Despite the fancy mathematics and the tone of finality in the numerous papers on the matter [including, somewhat later, the Denisovan cohort] there’s nothing to be taken from their primary observations other than that we and the Neanderthals share a common ancestor. Full stop. And who took any notice of the Subversive Archaeologist? I think you can guess. Only you, dear Reader, and your fellow visitors to this blog.
     And so, Ewen Callaway’s very sensible note in the August 13 Nature News comes as a complete, and refreshing, surprise. Apparently others have raised similar doubts and similar arguments in response to the genetic work, which has been trumpeted near and far by John Hawks and numberless media outlets. Callaway’s summary of the debate, and her advertisement of the literature critical of the interbreeding hypothesis, represents for me a vindication that is both too little and too late. 
     Still, I’m encouraged by the Callaway article. My mother didn’t raise me to be a mathematician–least of all a population geneticist–which is why I, like most of my colleagues in palaeoanthropology, are mostly at the mercy of the twists and turns of argument and data that the gene-totallers publish. [Hence this blurt’s title.] Whether the interbreeding claim is just another chicane in the collective climb toward a more reality-based story of the past, or the inadvertent [even, perhaps, self-deluding] chicanery of gene teams like the 1000 Genome Project’s, most of us are forced back on our fundamental understanding of allele-frequency change through the generations, and, as well, our instincts. Neither is a comprehensively critical approach to the genetics, but it’s really all I’ve got in my defensive arsenal. 
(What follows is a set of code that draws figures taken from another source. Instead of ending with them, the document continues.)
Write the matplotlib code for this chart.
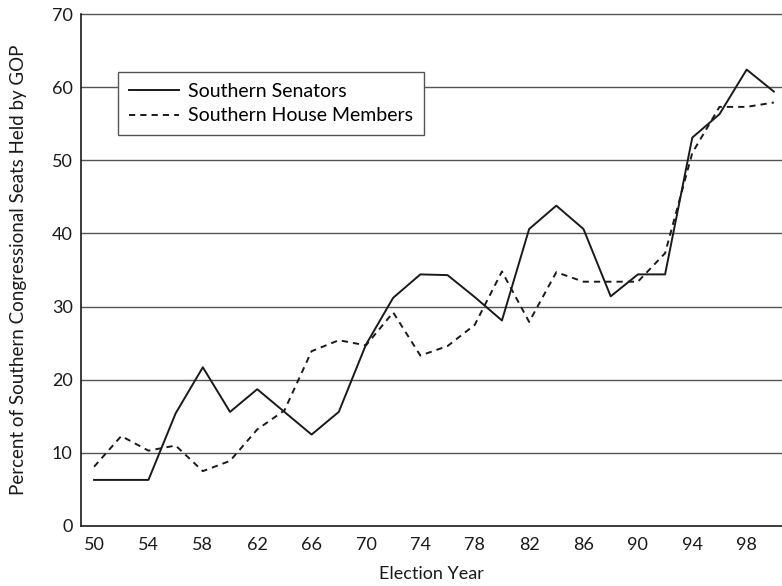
import matplotlib
matplotlib.use("Agg")
import matplotlib.pyplot as plt

# Election years (two-digit) and percent of southern seats held by GOP
YEARS = list(range(50, 101, 2))

SENATORS = [6.3, 6.3, 6.3, 15.4, 21.7, 15.6, 18.7, 15.6, 12.5, 15.6,
            24.8, 31.2, 34.4, 34.3, 31.3, 28.1, 40.6, 43.8, 40.6, 31.4,
            34.4, 34.4, 53.1, 56.3, 62.4, 59.4]

HOUSE = [8.1, 12.3, 10.3, 11.0, 7.5, 8.9, 13.2, 15.8, 23.9, 25.4,
         24.7, 29.2, 23.3, 24.6, 27.5, 34.8, 27.9, 34.7, 33.4, 33.4,
         33.4, 37.3, 51.0, 57.3, 57.3, 57.9]

X_TICKS = list(range(50, 100, 4))
Y_TICKS = list(range(0, 71, 10))

plt.rcParams["font.family"] = ["Lato", "DejaVu Sans"]

fig = plt.figure(figsize=(7.82, 5.86), dpi=100)
ax = fig.add_axes([0.1036, 0.1024, 0.8964, 0.8737])

for y in Y_TICKS[1:]:
    ax.axhline(y, color="#555555", linewidth=1.0, zorder=1, clip_on=False)

ax.plot(YEARS, SENATORS, color="#1a1a1a", linewidth=1.4, linestyle="-",
        label="Southern Senators", zorder=3)
ax.plot(YEARS, HOUSE, color="#1a1a1a", linewidth=1.4, linestyle=(0, (3.2, 2.6)),
        label="Southern House Members", zorder=3)

ax.set_xlim(49.04, 100.6)
ax.set_ylim(0, 70)
ax.set_xticks(X_TICKS)
ax.set_yticks(Y_TICKS)
ax.tick_params(length=0, labelsize=13, colors="#1a1a1a")
ax.tick_params(axis="x", pad=8)
ax.tick_params(axis="y", pad=6)

for side in ["top", "right"]:
    ax.spines[side].set_visible(False)
for side in ["left", "bottom"]:
    ax.spines[side].set_color("#1a1a1a")
    ax.spines[side].set_linewidth(1.2)

ax.set_xlabel("Election Year", fontsize=13, color="#1a1a1a", labelpad=9)
ax.set_ylabel("Percent of Southern Congressional Seats Held by GOP",
              fontsize=13.5, color="#1a1a1a", labelpad=18)

leg = ax.legend(loc="upper left", bbox_to_anchor=(0.053, 0.887), fontsize=14,
                frameon=True, fancybox=False, handlelength=2.6,
                borderpad=0.55, labelspacing=0.4, handletextpad=0.45,
                borderaxespad=0.0)
leg.get_frame().set_edgecolor("#555555")
leg.get_frame().set_linewidth(1.0)
leg.get_frame().set_alpha(1.0)

fig.savefig("out.png", dpi=100)
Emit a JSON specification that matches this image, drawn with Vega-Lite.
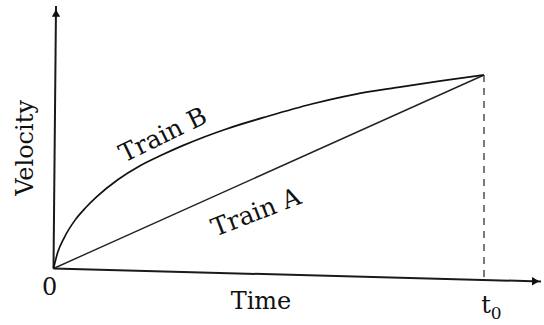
{
  "$schema": "https://vega.github.io/schema/vega-lite/v6.json",
  "width": 544,
  "height": 325,
  "autosize": {"type": "fit", "contains": "padding"},
  "padding": 0,
  "background": "white",
  "config": {"view": {"stroke": null}},
  "datasets": {
    "axes": [
      {"name": "x-axis", "t": 0, "v": 0, "t2": 11.324, "v2": -0.672},
      {"name": "y-axis", "t": 0, "v": 0, "t2": 0.058, "v2": 13.566}
    ],
    "drop": [
      {"t": 10, "v": 10, "t2": 10, "v2": -0.593}
    ],
    "trainA": [
      {"t": 0, "v": 0},
      {"t": 10, "v": 10}
    ],
    "trainB": [
      {"t": 0, "v": 0},
      {"t": 0.1, "v": 0.85},
      {"t": 0.25, "v": 1.6},
      {"t": 0.5, "v": 2.5},
      {"t": 0.75, "v": 3.15},
      {"t": 1.0, "v": 3.7},
      {"t": 1.5, "v": 4.6},
      {"t": 2.0, "v": 5.3},
      {"t": 2.5, "v": 5.85},
      {"t": 3.0, "v": 6.35},
      {"t": 3.5, "v": 6.8},
      {"t": 4.0, "v": 7.2},
      {"t": 5.0, "v": 7.88},
      {"t": 6.0, "v": 8.5},
      {"t": 7.0, "v": 9.0},
      {"t": 8.0, "v": 9.36},
      {"t": 9.0, "v": 9.7},
      {"t": 10, "v": 10}
    ],
    "arrows": [
      {"dir": "up", "t": 0.058, "v": 13.2},
      {"dir": "right", "t": 11.2, "v": -0.66}
    ],
    "labels": [
      {"label": "0", "t": -0.09, "v": -1.0},
      {"label": "Time", "t": 4.82, "v": -1.75},
      {"label": "t", "t": 10.05, "v": -1.95}
    ],
    "sub": [{"label": "0", "t": 10.28, "v": -2.35}],
    "velocity": [{"label": "Velocity", "t": -0.64, "v": 6.23}],
    "labelB": [{"label": "Train B", "t": 2.543, "v": 6.9}],
    "labelA": [{"label": "Train A", "t": 4.704, "v": 2.9}]
  },
  "encoding": {
    "x": {"field": "t", "type": "quantitative", "scale": {"domain": [-1.243, 11.394], "nice": false, "zero": false}, "axis": null},
    "y": {"field": "v", "type": "quantitative", "scale": {"domain": [-2.92, 13.876], "nice": false, "zero": false}, "axis": null}
  },
  "layer": [
    {
      "data": {"name": "axes"},
      "mark": {"type": "rule", "color": "#1a1a1a", "strokeWidth": 2},
      "encoding": {"x2": {"field": "t2"}, "y2": {"field": "v2"}}
    },
    {
      "data": {"name": "drop"},
      "mark": {"type": "rule", "color": "#333", "strokeWidth": 1.3, "strokeDash": [7, 6]},
      "encoding": {"x2": {"field": "t2"}, "y2": {"field": "v2"}}
    },
    {
      "data": {"name": "trainA"},
      "mark": {"type": "line", "color": "#222", "strokeWidth": 1.4},
      "encoding": {}
    },
    {
      "data": {"name": "trainB"},
      "mark": {"type": "line", "color": "#111", "strokeWidth": 1.7, "interpolate": "monotone"},
      "encoding": {}
    },
    {
      "data": {"name": "arrows"},
      "mark": {"type": "point", "filled": true, "color": "#111", "opacity": 1, "size": 70},
      "encoding": {
        "shape": {"field": "dir", "type": "nominal", "scale": {"domain": ["up", "right"], "range": ["triangle-up", "triangle-right"]}, "legend": null}
      }
    },
    {
      "data": {"name": "labels"},
      "mark": {"type": "text", "font": "DejaVu Serif", "fontSize": 24, "color": "#111", "align": "center", "baseline": "middle"},
      "encoding": {"text": {"field": "label"}}
    },
    {
      "data": {"name": "sub"},
      "mark": {"type": "text", "font": "DejaVu Serif", "fontSize": 17, "color": "#111", "align": "center", "baseline": "middle"},
      "encoding": {"text": {"field": "label"}}
    },
    {
      "data": {"name": "velocity"},
      "mark": {"type": "text", "font": "DejaVu Serif", "fontSize": 24, "color": "#111", "align": "center", "baseline": "middle", "angle": 270},
      "encoding": {"text": {"field": "label"}}
    },
    {
      "data": {"name": "labelB"},
      "mark": {"type": "text", "font": "DejaVu Serif", "fontSize": 25, "color": "#111", "align": "center", "baseline": "middle", "angle": 334},
      "encoding": {"text": {"field": "label"}}
    },
    {
      "data": {"name": "labelA"},
      "mark": {"type": "text", "font": "DejaVu Serif", "fontSize": 25, "color": "#111", "align": "center", "baseline": "middle", "angle": 339},
      "encoding": {"text": {"field": "label"}}
    }
  ]
}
     As for my absence from the published debate, blame it on my mother!
     I must to work. Catch you later.

Post scriptum: I’m humbled by the skill sets that I, an applied scientist who does archaeology, lack. There’s really nothing more productive of dismay than impotence in the face of others who’re au fait in areas that one isn’t. As I’ve previously whinged, archaeologists, moreso palaeoanthropologists, are hamstrung by gaps in their knowledge of the total breadth of disciplines that can be used in making inferences about the human past. For this reason alone, it’s imperative that we all approach new knowledge claims with a thoroughly critical eye. And if, as in my case, one lacks the knowledge to be critical of one approach or another, there is always the possibility of employing simple, informal logic when assessing newly minted knowledge. Such was the case in my approach to the latter-day claims that Neanderthals and modern humans interbred–I side-stepped the math and population biology models simply applied the fundamental principle of homology in confronting the matters that are covered in the Nature News piece.